FBlock (Function Block)
A logical object within a MOST device representing a specific capability (e.g., Amplifier, CD Player).
MHP (MOST High Protocol)
A transport layer that allows for large data transfers over the asynchronous channel.
NetBlock
A mandatory FBlock present in every MOST node that handles network management and addressing.
POF (Plastic Optical Fiber)
The durable, low-cost optical medium used for MOST25 and MOST150. Core diameter is 980μm.
Ring Master
The device that generates the system clock and manages the start of each frame.
Synchronous Channel
A fixed-bandwidth connection between two nodes, guaranteed for every frame.
V-GND (Virtual Ground)
The reference voltage used in electrical MOST50 systems to reduce common-mode noise.

Mathematical Appendix: Wave Propagation in POF

The velocity of propagation (Vp) in Plastic Optical Fiber is determined by the refractive index of the PMMA core (n ≈ 1.49).

Vp = c / n ≈ 3 × 10^8 / 1.49 ≈ 2.01 × 10^8 m/s
Latency per meter = 1 / Vp ≈ 4.97 ns/m

For a 10-meter fiber loop with 6 nodes, the total transport delay is negligible compared to the 22.6μs frame delay, but the Phase Shift must be accounted for in the PLL design to prevent data sampling errors at the 22.6 MHz bit rate.

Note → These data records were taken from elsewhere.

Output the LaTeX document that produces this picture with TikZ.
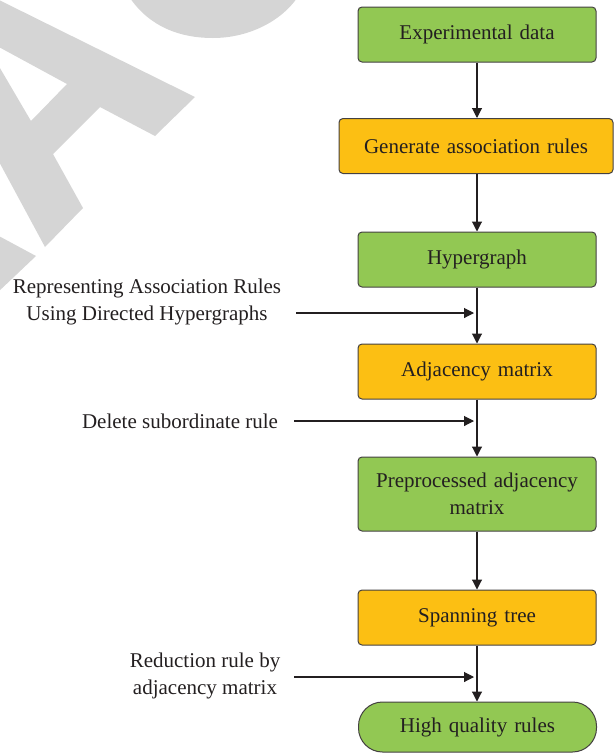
\documentclass[tikz,border=0pt]{standalone}
\usepackage{fontspec}
\setmainfont{Liberation Serif}
\usetikzlibrary{arrows.meta}
\definecolor{boxgreen}{HTML}{92C853}
\definecolor{boxorange}{HTML}{FCBF13}
\definecolor{ink}{HTML}{231F20}
\definecolor{markgrey}{HTML}{D5D5D5}

\begin{document}
\begin{tikzpicture}[x=1pt,y=-1pt,
  font=\fontsize{21}{26.5}\selectfont, text=ink,
  box/.style={draw=ink!85, line width=1pt, rounded corners=4pt,
    minimum width=238pt, minimum height=55pt, inner sep=0pt,
    align=center, text width=230pt},
  greenbox/.style={box, fill=boxgreen},
  orangebox/.style={box, fill=boxorange},
  terminal/.style={greenbox, rounded corners=24pt, minimum height=50pt},
  flow/.style={draw=ink, line width=1.1pt,
    -{Triangle[length=10pt,width=10pt]}},
  note/.style={align=center, inner sep=0pt}
]
\useasboundingbox (0,0) rectangle (615,753);

% grey background lettering
\fill[markgrey, even odd rule]
  (-3,-1) -- (195,97) -- (155,136) -- (100,107) -- (53,154) -- (83,208)
  -- (45,247) -- (-3,158) -- cycle
  (-3,46) -- (67,84) -- (31,121) -- (-3,63) -- cycle;
\fill[markgrey] (130,-2) .. controls (150,27) and (180,38) .. (213,38)
  .. controls (250,38) and (282,20) .. (297,-2) -- cycle;
\fill[markgrey] (-3,235) -- (36,256) -- (-3,293) -- cycle;

% flow boxes
\node[greenbox]  (n1) at (477,34.5)  {Experimental data};
\node[orangebox, minimum width=274pt, text width=270pt]
                 (n2) at (476,146)   {Generate association rules};
\node[greenbox]  (n3) at (477,259.5) {Hypergraph};
\node[orangebox] (n4) at (477,371.5) {Adjacency matrix};
\node[greenbox, minimum height=74pt]
                 (n5) at (477,494)   {Preprocessed adjacency\\matrix};
\node[orangebox] (n6) at (477,617.5) {Spanning tree};
\node[terminal]  (n7) at (477.5,727) {High quality rules};

% main vertical flow
\draw[flow] (n1.south) -- (n1.south |- n2.north);
\draw[flow] (n1.south |- n2.south) -- (n3.north);
\draw[flow] (n3.south) -- (n4.north);
\draw[flow] (n4.south) -- (n5.north);
\draw[flow] (n5.south) -- (n6.north);
\draw[flow] (n6.south) -- (n6.south |- n7.north);

% side inputs
\node[note] (l1) at (147,302) {Representing Association Rules\\Using Directed Hypergraphs};
\node[note] (l2) at (180,421) {Delete subordinate rule};
\node[note] (l3) at (205,676) {Reduction rule by\\adjacency matrix};

\coordinate (s1) at (296,313);
\coordinate (j1) at (474,313);
\coordinate (s2) at (294,421);
\coordinate (j2) at (474,421);
\coordinate (s3) at (294,677);
\coordinate (j3) at (474,677);

\draw[flow] (s1) -- (j1);
\draw[flow] (s2) -- (j2);
\draw[flow] (s3) -- (j3);
\end{tikzpicture}
\end{document}
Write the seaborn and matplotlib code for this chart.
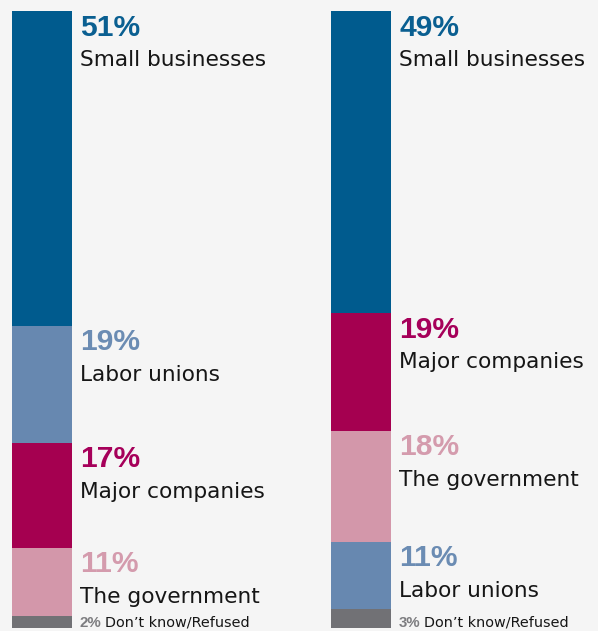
import numpy as np
import matplotlib
matplotlib.use("Agg")
import matplotlib.pyplot as plt
import seaborn as sns

# Share of responses, top to bottom, for each of the two stacked columns
panels = ["First", "Second"]
first_labels = ["Small businesses", "Labor unions", "Major companies", "The government", "Don\u2019t know/Refused"]
first_values = [51, 19, 17, 11, 2]
second_labels = ["Small businesses", "Major companies", "The government", "Labor unions", "Don\u2019t know/Refused"]
second_values = [49, 19, 18, 11, 3]

BG = "#f5f5f5"
BAR_COLORS = {
    "Small businesses": "#005b8e",
    "Labor unions": "#6788b0",
    "Major companies": "#a50050",
    "The government": "#d397aa",
    "Don\u2019t know/Refused": "#717175",
}
PCT_COLORS = {
    "Small businesses": "#0a5f91",
    "Labor unions": "#6b8cb3",
    "Major companies": "#a6005a",
    "The government": "#d49bad",
    "Don\u2019t know/Refused": "#7d7d80",
}
NAME_COLOR = "#161616"

sns.set_theme(style="white")
plt.rcParams["font.family"] = ["DejaVu Sans"]

fig = plt.figure(figsize=(5.98, 6.31), dpi=100)
fig.patch.set_facecolor(BG)
ax = fig.add_axes([0, 0, 1, 1])
ax.set_facecolor(BG)

BAR_W = 60 / 319

series = [(first_labels, first_values), (second_labels, second_values)]
for i, (panel, (labels, values)) in enumerate(zip(panels, series)):
    values = np.array(values)
    cum = np.cumsum(values)
    tops = cum - values
    # stack by overlaying cumulative bars, longest first
    for idx in np.argsort(-cum):
        sns.barplot(x=[panel], y=[cum[idx]], order=panels, color=BAR_COLORS[labels[idx]],
                    saturation=1, width=BAR_W, linewidth=0, errorbar=None, ax=ax)

    xr = i + BAR_W / 2
    for lab, v, top in zip(labels[:-1], values[:-1], tops[:-1]):
        ax.annotate(f"{v}%", (xr, top), xytext=(8, -24.5), textcoords="offset pixels",
                    ha="left", va="baseline", fontsize=21.6, fontweight="bold",
                    family=["Liberation Sans", "DejaVu Sans"], color=PCT_COLORS[lab])
        ax.annotate(lab, (xr, top), xytext=(8, -55), textcoords="offset pixels",
                    ha="left", va="baseline", fontsize=15.6, color=NAME_COLOR)

    # the small residual share sits on the baseline of the column
    lab, v = labels[-1], values[-1]
    ax.annotate(f"{v}%", (xr, cum[-1]), xytext=(8, 1), textcoords="offset pixels",
                ha="left", va="baseline", fontsize=10.8, fontweight="bold",
                family=["Liberation Sans", "DejaVu Sans"], color=PCT_COLORS[lab])
    ax.annotate(lab, (xr, cum[-1]), xytext=(33, 1), textcoords="offset pixels",
                ha="left", va="baseline", fontsize=10.4, color=NAME_COLOR)

ax.set_xlim(-42 / 319, 1 + 237 / 319)
ax.set_ylim(100 + 3 / 6.17, -11 / 6.17)
ax.set_xlabel("")
ax.set_ylabel("")
ax.set_xticks([])
ax.set_yticks([])
for s in ax.spines.values():
    s.set_visible(False)

fig.savefig("out.png", dpi=100, facecolor=BG)
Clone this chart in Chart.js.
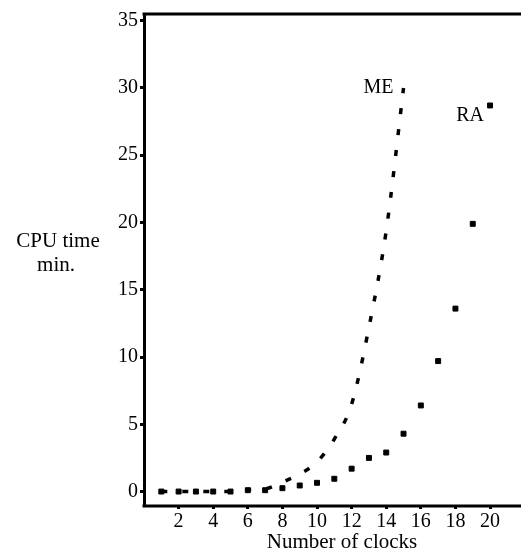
<!DOCTYPE html>
<html>
<head>
<meta charset="utf-8">
<script src="https://cdn.jsdelivr.net/npm/chart.js@4.4.1/dist/chart.umd.min.js"></script>
<style>
  html, body { margin: 0; padding: 0; background: #fff; }
  #wrap { width: 521px; height: 559px; }
</style>
</head>
<body>
<div id="wrap"><canvas id="cpuChart"></canvas></div>
<script>
// values
const clocks = [1, 2, 3, 4, 5, 6, 7, 8, 9, 10, 11, 12, 13, 14, 15, 16, 17, 18, 19, 20];
const meTime = [0, 0, 0, 0, 0, 0.15, 0.2, 0.7, 1.3, 2.2, 3.9, 6.5, 12.2, 19.4, 30];
const raTime = [0, 0, 0, 0, 0, 0.1, 0.1, 0.25, 0.45, 0.65, 0.95, 1.7, 2.5, 2.9, 4.3, 6.4, 9.7, 13.6, 19.9, 28.7];
const yTicks = [0, 5, 10, 15, 20, 25, 30, 35];
const xTicks = [2, 4, 6, 8, 10, 12, 14, 16, 18, 20];

const serif = "'Liberation Serif', 'DejaVu Serif', serif";

const mePoints = meTime.map((v, i) => ({ x: clocks[i], y: v }));
const raPoints = raTime.map((v, i) => ({ x: clocks[i], y: v }));

// frame lines (top and bottom run to the picture edge), curve labels, axis titles
const extras = {
  id: "extras",
  afterDraw(chart) {
    const { ctx, chartArea } = chart;
    ctx.save();
    ctx.strokeStyle = "#000";
    ctx.lineWidth = 3;
    ctx.beginPath();
    ctx.moveTo(chartArea.left - 1.5, chartArea.top);
    ctx.lineTo(chart.width, chartArea.top);
    ctx.moveTo(chartArea.left - 1.5, chartArea.bottom + 1);
    ctx.lineTo(chart.width, chartArea.bottom + 1);
    ctx.stroke();

    ctx.fillStyle = "#000";
    ctx.font = "20px " + serif;
    ctx.textAlign = "right";
    ctx.textBaseline = "middle";
    const me = chart.getDatasetMeta(0).data[meTime.length - 1];
    ctx.fillText("ME", me.x - 10, me.y);
    const ra = chart.getDatasetMeta(1).data[raTime.length - 1];
    ctx.fillText("RA", ra.x - 6, ra.y + 10);

    ctx.font = "21px " + serif;
    ctx.textAlign = "center";
    ctx.fillText("CPU time", 58, 241);
    ctx.fillText("min.", 56, 265);
    ctx.fillText("Number of clocks", 342, 542);
    ctx.restore();
  }
};

const ctx = document.getElementById("cpuChart").getContext("2d");
new Chart(ctx, {
  type: "scatter",
  data: {
    datasets: [
      {
        label: "ME",
        data: mePoints,
        showLine: true,
        borderColor: "#000",
        borderWidth: 3.5,
        borderDash: [6, 15],
        cubicInterpolationMode: "monotone",
        pointRadius: 0,
      },
      {
        label: "RA",
        data: raPoints,
        showLine: false,
        pointStyle: "rect",
        pointRadius: 3.5,
        pointBorderWidth: 1,
        backgroundColor: "#000",
        borderColor: "#000",
      },
    ],
  },
  options: {
    responsive: true,
    maintainAspectRatio: false,
    animation: false,
    layout: { padding: { top: 12, right: 0, left: 0, bottom: 0 } },
    plugins: {
      legend: { display: false },
      tooltip: { enabled: false },
    },
    scales: {
      x: {
        type: "linear",
        min: 0,
        max: 21.5,
        afterFit: (s) => { s.height = 54; },
        afterBuildTicks: (s) => { s.ticks = xTicks.map((v) => ({ value: v })); },
        ticks: {
          color: "#000",
          font: { family: serif, size: 20 },
          padding: 1,
          maxRotation: 0,
        },
        grid: { display: true, drawOnChartArea: false, tickLength: 4, tickWidth: 3, color: "#000" },
        border: { display: false },
      },
      y: {
        min: -1,
        max: 35.5,
        afterFit: (s) => { s.width = 144; },
        afterBuildTicks: (s) => { s.ticks = yTicks.map((v) => ({ value: v })); },
        ticks: {
          color: "#000",
          font: { family: serif, size: 20 },
          padding: 2,
        },
        grid: { display: true, drawOnChartArea: false, tickLength: 4, tickWidth: 3, color: "#000" },
        border: { color: "#000", width: 3 },
      },
    },
  },
  plugins: [extras],
});
</script>
</body>
</html>
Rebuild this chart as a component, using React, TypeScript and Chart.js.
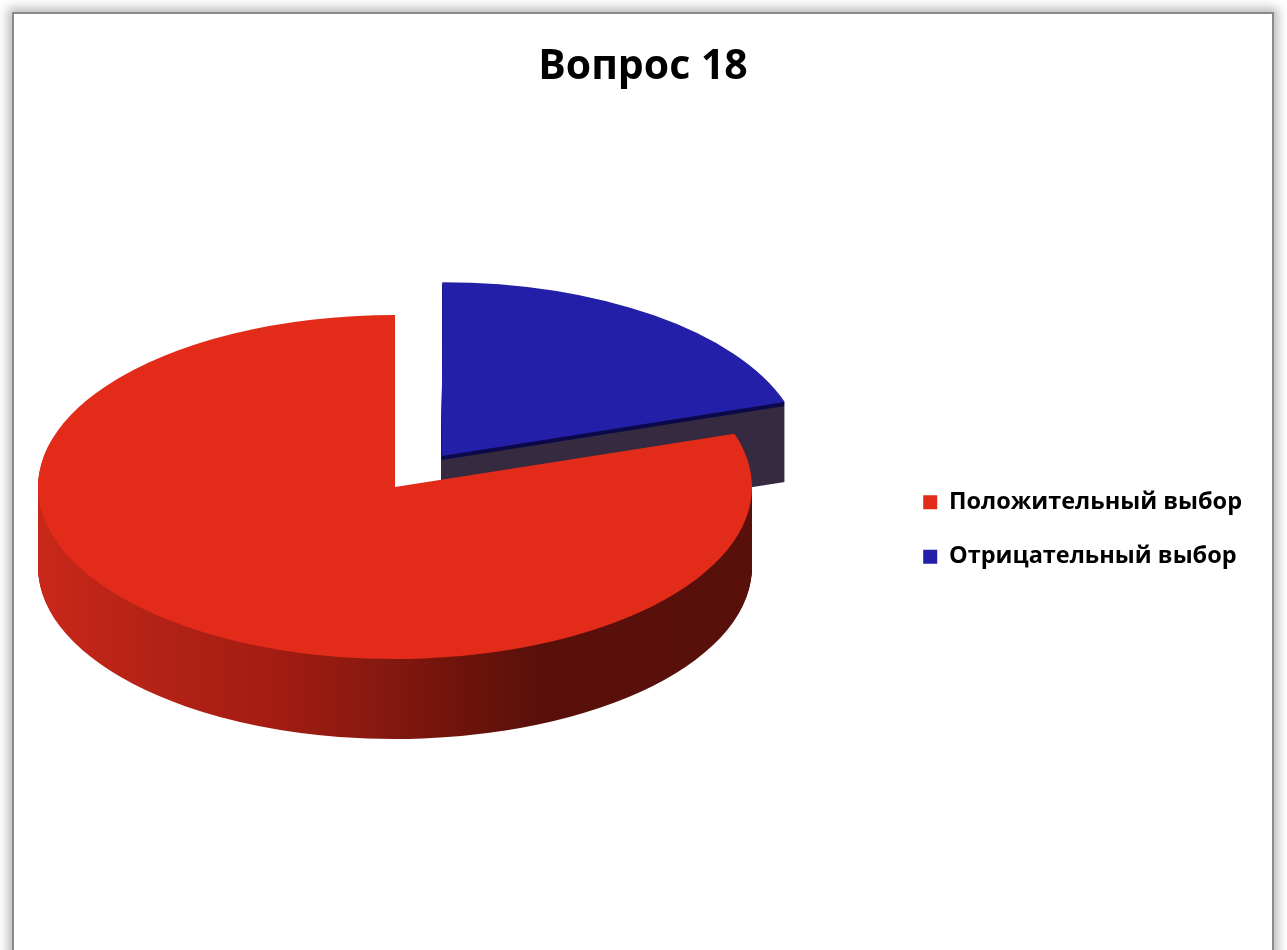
import React, { useEffect, useRef } from 'react';
import { Chart, registerables } from 'chart.js';

Chart.register(...registerables);

// ---- data ----
const categories = ['Положительный выбор', 'Отрицательный выбор'];
const values = [80, 20];
const topColors = ['#E32B1A', '#231FA9'];
const explode = [0, 318];
const titleText = 'Вопрос 18';

// ---- 3D look ----
const CANVAS_W = 1258;
const CANVAS_H = 1031;
const CX = 381;
const CY = 473;
const RX = 357;
const RY = 172;
const DEPTH = 80;
const S = RY / RX;

const pie3d = {
  id: 'pie3d',
  beforeDatasetsDraw(chart: any) {
    const ctx: CanvasRenderingContext2D = chart.ctx;
    const arcs = chart.getDatasetMeta(0).data;
    if (!arcs.length) return;
    const cx = arcs[0].x;
    const cy = arcs[0].y;
    const frame = (dy: number) => {
      ctx.translate(CX - cx, CY + dy);
      ctx.scale(1, S);
      ctx.translate(0, -cy);
    };
    const redSide = ctx.createLinearGradient(cx - RX, 0, cx + RX, 0);
    redSide.addColorStop(0, '#c8281a');
    redSide.addColorStop(0.17, '#b32216');
    redSide.addColorStop(0.31, '#a61d12');
    redSide.addColorStop(0.45, '#8c1a10');
    redSide.addColorStop(0.59, '#6e140c');
    redSide.addColorStop(0.7, '#5a100a');
    redSide.addColorStop(1, '#58100a');

    const blue = arcs[1];
    const bHalf = (blue.startAngle + blue.endAngle) / 2;
    const bOff = ((blue.options.offset || 0) / 4) * (2 - Math.sin(Math.min(Math.PI, blue.circumference)));
    const bRight = cx + Math.cos(bHalf) * bOff + Math.cos(blue.endAngle) * blue.outerRadius;
    const blueSide = ctx.createLinearGradient(bRight - 40, 0, bRight, 0);
    blueSide.addColorStop(0, '#352a40');
    blueSide.addColorStop(0.55, '#352a40');
    blueSide.addColorStop(0.6, '#0c0a4a');
    blueSide.addColorStop(1, '#0c0a4a');

    const sides = [redSide, blueSide];
    const order = [1, 0];
    for (const i of order) {
      const arc = arcs[i];
      for (let k = DEPTH; k >= 1; k--) {
        const p = Object.create(arc);
        let fill: any = sides[i];
        if (i === 1 && k <= 4) fill = '#0c0a4a';
        p.options = { ...arc.options, backgroundColor: fill, borderWidth: 0 };
        ctx.save();
        frame(k);
        p.draw(ctx);
        ctx.restore();
      }
    }
    ctx.save();
    frame(0);
  },
  afterDatasetsDraw(chart: any) {
    chart.ctx.restore();
  },
};

export default function App() {
  const ref = useRef<HTMLCanvasElement | null>(null);

  useEffect(() => {
    if (!ref.current) return;
    Chart.defaults.font.family = '"Open Sans", "DejaVu Sans", sans-serif';
    Chart.defaults.color = '#000';
    const chart = new Chart(ref.current, {
      type: 'pie',
      data: {
        labels: categories,
        datasets: [
          {
            data: values,
            backgroundColor: topColors,
            borderWidth: 0,
            offset: explode,
            radius: RX,
            clip: false as any,
          } as any,
        ],
      },
      options: {
        responsive: false,
        animation: false,
        rotation: (values[1] / (values[0] + values[1])) * 360,
        layout: { padding: { left: 20, right: 20 } },
        events: [],
        plugins: {
          title: {
            display: true,
            text: titleText,
            font: { size: 41, weight: 'bold' },
            color: '#000',
            padding: { top: 29, bottom: 10 },
          },
          legend: {
            position: 'right',
            labels: {
              boxWidth: 14,
              boxHeight: 14,
              padding: 31,
              font: { size: 23.5, weight: 'bold' },
              color: '#000',
            },
          },
          tooltip: { enabled: false },
        },
      },
      plugins: [pie3d],
    });
    return () => chart.destroy();
  }, []);

  return (
    <div
      style={{
        position: 'fixed',
        left: 0,
        top: 0,
        width: 1287,
        height: 950,
        overflow: 'hidden',
        background: '#fff',
      }}
    >
      <div
        style={{
          position: 'absolute',
          left: 12,
          top: 12,
          width: 1262,
          height: 1100,
          boxSizing: 'border-box',
          border: '2px solid #8a8a8a',
          boxShadow: '0 0 10px 4px rgba(0,0,0,0.28)',
          background: '#fff',
        }}
      >
        <canvas ref={ref} width={CANVAS_W} height={CANVAS_H} style={{ display: 'block' }} />
      </div>
    </div>
  );
}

Network Power States & Transition Logic

MOST devices utilize sophisticated power management to prevent battery drain in modern vehicles.

Wake-up Sequence:

  1. User unlocks the car.
  2. Head Unit sends a 12V pulse on the WAKE wire.
  3. Each node powers up its optical receiver.
  4. Master starts sending the Preamble pattern.
  5. Slaves lock their PLLs and set the LOCK bit in the status register.